--- STORED DATA ---

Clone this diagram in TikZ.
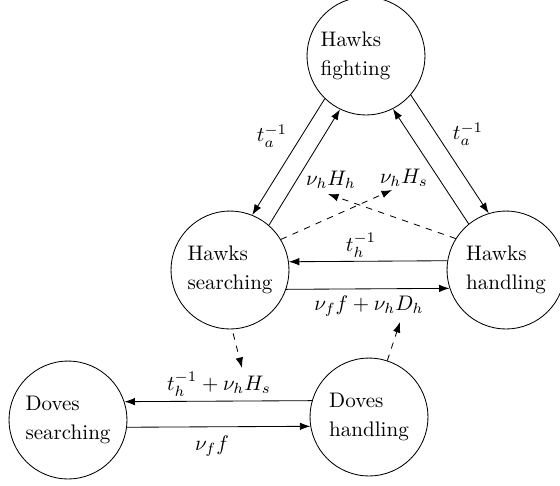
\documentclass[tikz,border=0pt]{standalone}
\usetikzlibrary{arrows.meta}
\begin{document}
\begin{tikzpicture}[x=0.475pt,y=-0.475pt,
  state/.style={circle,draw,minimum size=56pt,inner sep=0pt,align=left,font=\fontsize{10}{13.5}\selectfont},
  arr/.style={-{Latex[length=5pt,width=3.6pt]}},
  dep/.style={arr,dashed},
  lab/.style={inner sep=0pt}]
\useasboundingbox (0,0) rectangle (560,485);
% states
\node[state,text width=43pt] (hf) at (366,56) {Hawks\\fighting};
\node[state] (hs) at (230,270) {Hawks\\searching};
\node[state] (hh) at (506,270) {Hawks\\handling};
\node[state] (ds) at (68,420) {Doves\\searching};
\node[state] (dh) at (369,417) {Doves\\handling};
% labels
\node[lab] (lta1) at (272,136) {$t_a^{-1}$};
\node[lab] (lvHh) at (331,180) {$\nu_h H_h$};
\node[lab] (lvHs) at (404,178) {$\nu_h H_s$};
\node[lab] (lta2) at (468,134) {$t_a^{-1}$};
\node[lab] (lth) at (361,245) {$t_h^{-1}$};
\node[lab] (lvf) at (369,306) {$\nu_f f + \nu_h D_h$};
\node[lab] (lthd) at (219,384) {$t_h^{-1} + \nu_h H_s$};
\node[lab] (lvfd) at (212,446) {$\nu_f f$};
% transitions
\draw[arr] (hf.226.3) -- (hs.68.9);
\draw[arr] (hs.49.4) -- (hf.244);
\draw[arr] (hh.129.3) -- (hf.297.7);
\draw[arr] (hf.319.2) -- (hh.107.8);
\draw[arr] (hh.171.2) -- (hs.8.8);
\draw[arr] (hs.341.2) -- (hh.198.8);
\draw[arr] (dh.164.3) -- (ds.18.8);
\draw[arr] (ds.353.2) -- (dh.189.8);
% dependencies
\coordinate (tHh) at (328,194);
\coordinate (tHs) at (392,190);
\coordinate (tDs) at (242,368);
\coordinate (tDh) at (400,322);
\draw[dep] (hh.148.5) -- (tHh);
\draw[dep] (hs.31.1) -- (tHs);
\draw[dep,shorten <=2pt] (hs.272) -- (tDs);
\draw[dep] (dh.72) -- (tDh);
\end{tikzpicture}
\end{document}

--- WHAT THE TASK ASKS ---
Each line above is to be copied verbatim. Drop any image from the copy.

--- ANSWER ---
Clone this diagram in TikZ.
\documentclass[tikz,border=0pt]{standalone}
\usetikzlibrary{arrows.meta}
\begin{document}
\begin{tikzpicture}[x=0.475pt,y=-0.475pt,
  state/.style={circle,draw,minimum size=56pt,inner sep=0pt,align=left,font=\fontsize{10}{13.5}\selectfont},
  arr/.style={-{Latex[length=5pt,width=3.6pt]}},
  dep/.style={arr,dashed},
  lab/.style={inner sep=0pt}]
\useasboundingbox (0,0) rectangle (560,485);
% states
\node[state,text width=43pt] (hf) at (366,56) {Hawks\\fighting};
\node[state] (hs) at (230,270) {Hawks\\searching};
\node[state] (hh) at (506,270) {Hawks\\handling};
\node[state] (ds) at (68,420) {Doves\\searching};
\node[state] (dh) at (369,417) {Doves\\handling};
% labels
\node[lab] (lta1) at (272,136) {$t_a^{-1}$};
\node[lab] (lvHh) at (331,180) {$\nu_h H_h$};
\node[lab] (lvHs) at (404,178) {$\nu_h H_s$};
\node[lab] (lta2) at (468,134) {$t_a^{-1}$};
\node[lab] (lth) at (361,245) {$t_h^{-1}$};
\node[lab] (lvf) at (369,306) {$\nu_f f + \nu_h D_h$};
\node[lab] (lthd) at (219,384) {$t_h^{-1} + \nu_h H_s$};
\node[lab] (lvfd) at (212,446) {$\nu_f f$};
% transitions
\draw[arr] (hf.226.3) -- (hs.68.9);
\draw[arr] (hs.49.4) -- (hf.244);
\draw[arr] (hh.129.3) -- (hf.297.7);
\draw[arr] (hf.319.2) -- (hh.107.8);
\draw[arr] (hh.171.2) -- (hs.8.8);
\draw[arr] (hs.341.2) -- (hh.198.8);
\draw[arr] (dh.164.3) -- (ds.18.8);
\draw[arr] (ds.353.2) -- (dh.189.8);
% dependencies
\coordinate (tHh) at (328,194);
\coordinate (tHs) at (392,190);
\coordinate (tDs) at (242,368);
\coordinate (tDh) at (400,322);
\draw[dep] (hh.148.5) -- (tHh);
\draw[dep] (hs.31.1) -- (tHs);
\draw[dep,shorten <=2pt] (hs.272) -- (tDs);
\draw[dep] (dh.72) -- (tDh);
\end{tikzpicture}
\end{document}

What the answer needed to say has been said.